Dragon Age: Origins won game of the year here on e-AAGH.net in 2009, so I was really looking forward to the sequel. I played the demo like most everyone else, and was impressed. However, a demo does not a game make. Did Bioware blow their budget on the demo, or is there more fun to be found within the walls of Kirkwall?
When I say, within the walls of Kirkwall, I’m not kidding. After the introductory escape sequence, almost the whole game takes place inside the city. There’s the occasional foray into the wilderness but by and large your tale is an urban one. That winds up being a double edge sword – on one hand, it’s the same locations over and over, while on the other you develop a familiarity and comfort level with the surroundings, and they almost feel like home after awhile.

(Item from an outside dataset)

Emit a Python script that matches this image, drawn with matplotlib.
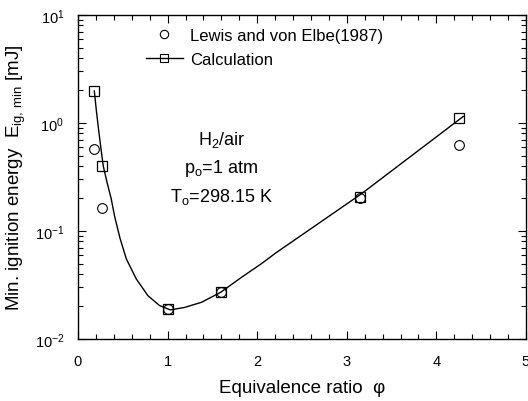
import matplotlib
matplotlib.use("Agg")
import matplotlib.pyplot as plt
from matplotlib.ticker import LogLocator, MultipleLocator, FixedLocator, NullFormatter

plt.rcParams['font.family'] = ['Liberation Sans', 'DejaVu Sans']
plt.rcParams['mathtext.fontset'] = 'custom'
plt.rcParams['mathtext.rm'] = 'Liberation Sans'
plt.rcParams['mathtext.it'] = 'Liberation Sans:italic'
plt.rcParams['mathtext.bf'] = 'Liberation Sans:bold'

# Data
phi_calc = [0.18, 0.27, 1.0, 1.6, 3.15, 4.25]
E_calc = [1.99, 0.40, 0.019, 0.027, 0.205, 1.11]

phi_exp = [0.18, 0.27, 1.0, 1.6, 3.15, 4.25]
E_exp = [0.575, 0.162, 0.019, 0.027, 0.20, 0.63]

# smooth calculation curve
phi_curve = [0.182, 0.205, 0.229, 0.255, 0.282, 0.325, 0.37, 0.41, 0.47, 0.54,
             0.65, 0.78, 0.91, 1.03, 1.19, 1.38, 1.59, 1.82, 2.05, 2.20,
             3.16, 4.30]
E_curve = [1.98, 1.30, 0.88, 0.59, 0.40, 0.28, 0.20, 0.135, 0.085, 0.055,
           0.036, 0.0252, 0.0204, 0.0186, 0.0196, 0.0219, 0.027, 0.037,
           0.050, 0.062, 0.22, 1.15]

xticks = [0, 1, 2, 3, 4, 5]
yticks = [1e-2, 1e-1, 1e0, 1e1]
ytick_labels = ['10$^{-2}$', '10$^{-1}$', '10$^{0}$', '10$^{1}$']

fig = plt.figure(figsize=(5.28, 4.02), dpi=100)
ax = fig.add_axes([78/528, 1 - 340/402, 448/528, 324/402])

ax.set_yscale('log')
ax.set_xlim(0, 5)
ax.set_ylim(1e-2, 1e1)

ax.plot(phi_curve, E_curve, color='black', lw=1.0, zorder=2)
ax.plot(phi_calc, E_calc, linestyle='none', marker='s', ms=7, mfc='none',
        mec='black', mew=0.9, zorder=3)
ax.plot(phi_exp, E_exp, linestyle='none', marker='o', ms=7, mfc='none',
        mec='black', mew=0.8, zorder=3)

# legend handles
h_exp, = ax.plot([], [], linestyle='none', marker='o', ms=6, mfc='none',
                 mec='black', mew=0.8)
h_calc, = ax.plot([], [], color='black', lw=1.0, marker='s', ms=6,
                  mfc='none', mec='black', mew=0.8)
ax.legend([h_exp, h_calc], ['Lewis and von Elbe(1987)', 'Calculation'],
          loc='upper left', bbox_to_anchor=(0.152, 0.959), frameon=False,
          fontsize=12, handlelength=2.2, handletextpad=0.42,
          labelspacing=0.5, borderpad=0, borderaxespad=0)

ax.text(1.6, 0.64, 'H$_2$/air', ha='center', va='baseline', fontsize=13)
ax.text(1.6, 0.354, 'p$_\\mathrm{o}$=1 atm', ha='center', va='baseline', fontsize=13)
ax.text(1.6, 0.191, 'T$_\\mathrm{o}$=298.15 K', ha='center', va='baseline', fontsize=13)

ax.xaxis.set_major_locator(FixedLocator(xticks))
ax.xaxis.set_minor_locator(MultipleLocator(0.2))
ax.set_xticklabels([str(t) for t in xticks])
ax.yaxis.set_major_locator(FixedLocator(yticks))
ax.set_yticklabels(ytick_labels)
ax.yaxis.set_minor_locator(LogLocator(base=10, subs=range(2, 10), numticks=20))
ax.yaxis.set_minor_formatter(NullFormatter())

ax.tick_params(which='both', direction='in', top=True, right=True,
               labelsize=10.5, width=0.8)
ax.tick_params(axis='x', which='major', length=6, pad=11)
ax.tick_params(axis='y', which='major', length=6, pad=10)
ax.tick_params(which='minor', length=3.5)
for s in ax.spines.values():
    s.set_linewidth(1.0)

ax.set_xlabel('Equivalence ratio  \u03c6', fontsize=13.5, labelpad=8)
ax.set_ylabel('Min. ignition energy  E$_{\\mathrm{ig,\\,min}}$ [mJ]', fontsize=13.5, labelpad=5)

fig.savefig('out.png', dpi=100)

Unlike in Origins, you’re only allowed to be a human. You are allowed to choose between three classes – mage, warrior and rogue – that not only change how you fight, but how you and the world around you interact. Your choices and dialog options vary depending on your class and how you play them. However, it is the combat that sells the show in Dragon Age 2.
I started with a two-handed weapon-wielding warrior since I’ve always been a melee-centric player and the physical combat between you and your foes was stunning. Blows felt like they had weight and you could literally cut a swath through your enemies. A sword and shield warrior plays differently and usually focuses their attention on one opponent at a time. Mages have a number of schools they can specialize in, like spirit, primal, elemental, and entropy, and which one you pick determines how you play. You can heal your allies, weaken your opponents, trap them, protect your party or deal massive amounts of damage. The elemental school is the first one your introduced to at the start of the game and is probably the most straight-forward, but not always the best. Rogues can pick from dual wielding, ranged or stealth combat for their area of expertise, and as you expect they all play differently. Archery is great for crowd control and doing damage from safety, while stealth leads to a slightly slower style of combat that requires thought and precision. Dual wielding is my favorite and involves you leaping and darting all over the battlefield. While your not as powerful in short bursts as a warrior or mage, you can seek out the weak and finish them off with ease.
You get allot of potential party mates, but choosing an optimal party is key to your survival. My favorites were Varric the dwarven rogue and Merrill the dalish elf blood mage. I especially like having them in my party together since their back-and-forth banter was really funny. Merrill is extremely naïve while Varric is pretty street-savvy – hence the entertainment. At one point we were in a brothel trying to do some quests when someone mentioned the services provided. Merrill asked innocently for details and Varric said, “I’ll tell you when you’re older, Daisy.” Daisy being his pet name for her – he seems to have nicknames for everyone. Unfortunately, having a solid party means that I usually can’t have them both in the group. You can only have four party members, yourself included. My main character is a damage-dealing warrior and I usually need someone else to keep the bad guys busy and a rogue for trap detection, so Varric and one of my two warrior allies usually get to come along, but Merrill just isn’t useful enough to bring along in place of my healer. Occasionally I’ll sub out my melee ally for Merrill but that’s usually on a quest-to-quest basis. Because quest results change depending on who’s in your party, having Merrill along when dealing with blood mages is usually a good idea.
The game’s graphics are solid if not spectacular. I like the detail in the world, but it doesn’t look nearly as good in my eyes as Mass Effect 2, with the biggest culprit being blurry armor in close ups. The spoken dialog is usually good but sometimes there are really odd hitches in the speech to match up with the character lip syncing. I’m not sure which influenced which – if the recorded speech had the hiccups or if the animations had the pauses and the actors had to match up with them – but they can be very distracting. I’ve not had any crashes or freezes so the game is pretty darn stable and runs smoother for me then Dragon Age: Origins did on the same hardware.
I sometimes wish the game had more places to go, less errand-running or fewer loading screens (I hate loading screens), but then another combat sequence kicks in or I get to flex my diplomatic skills again and I forget the other issues I had with the game. Dragon Age 2 would be a very subpar game without the dynamic fighting system and great characters, but with them it’s one of the best games I’ve played in a long time. I can’t give it a max score since it is lacking in the some areas, but don’t let that stop you – go and get Dragon Age 2 and revel in it’s good qualities. Alphasim out.